Many people are huge fans of Roma, citing it as a favourite to win Best Picture, and cannot seem to understand any kind of negativity drawn towards it. I can see where they’re coming from, to a point, as there is a depth to the story being shown, with numerous themes on display. There’s how the family Cleo works for treats her, the developments of her relationship with Fermin (Jorge Antonio Guerrero), the gradually dripped revelations of the deteriorating relationship between Antonio and Sofia (Marina de Tavira), as well as some truly fantastic scenes. One particularly gruelling scene in a hospital is terrifically performed, and is probably the basis for Aparicio’s Best Actress nomination, which is entirely justified, especially when you consider this is Aparicio’s first film acting role, having previously worked as a schoolteacher. I’m more surprised by de Tavira’s nomination as, whilst she is by no means bad, it’s not a terribly showy role, similar to Adam Driver in BlacKkKlansman.
Cinematography-wise much of the film is beautiful, with Alfonso Cuaron’s signature long takes aiding the acting performances and retaining the motion of the scenes. There are perhaps too many rotating pan shots, giving me flashbacks to the oscillating fan scenes in Paranormal Activity 3, but so be it. I question the decision to film in black and white, though. It’s an artistic choice, fine, but I find it limiting, especially for a film such as this where so much is told visually. In a full colour film it can be easier to distinguish elements of the production design in a scene, something that is more difficult for the viewer when all that is presented is varying shades of grey.

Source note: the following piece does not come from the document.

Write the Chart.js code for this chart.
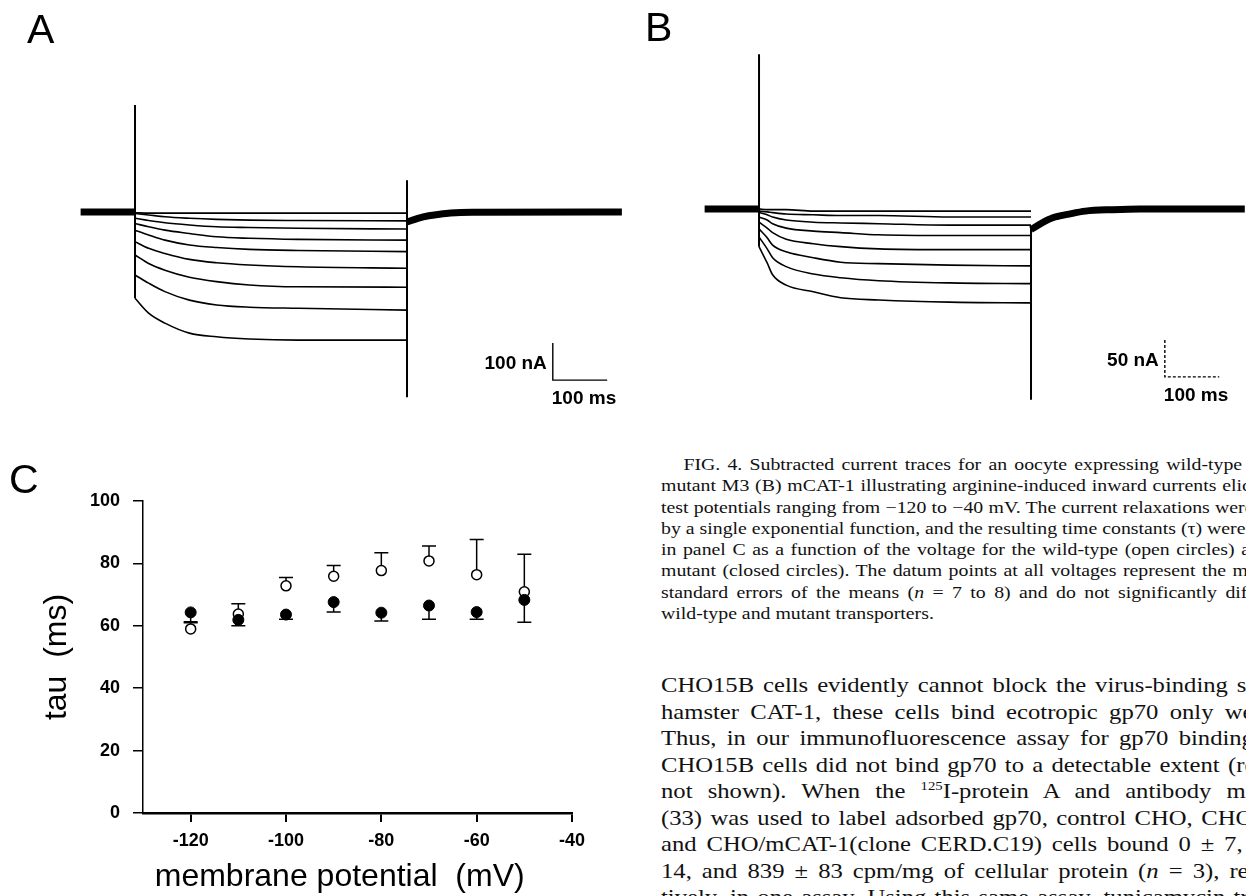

Roma is the kind of film where personal preference plays a huge part in one’s enjoyment of the experience. As it happens I’m not a huge fan of mostly narrative-free, slice of life character studies. As films go, I’m generally more drawn to films with strong plots than meandering works such as this. So my disliking this film doesn’t necessarily mean it’s entirely bad, more that it’s just not for me. I understand the need for the long periods with not a lot occurring, but it makes for a very difficult film to pay attention to. I can however confirm that this is the first film to ever make me pause it, stand up, close my eyes, touch two fingers above my head and stand on one leg, which I managed with just a slight stumble.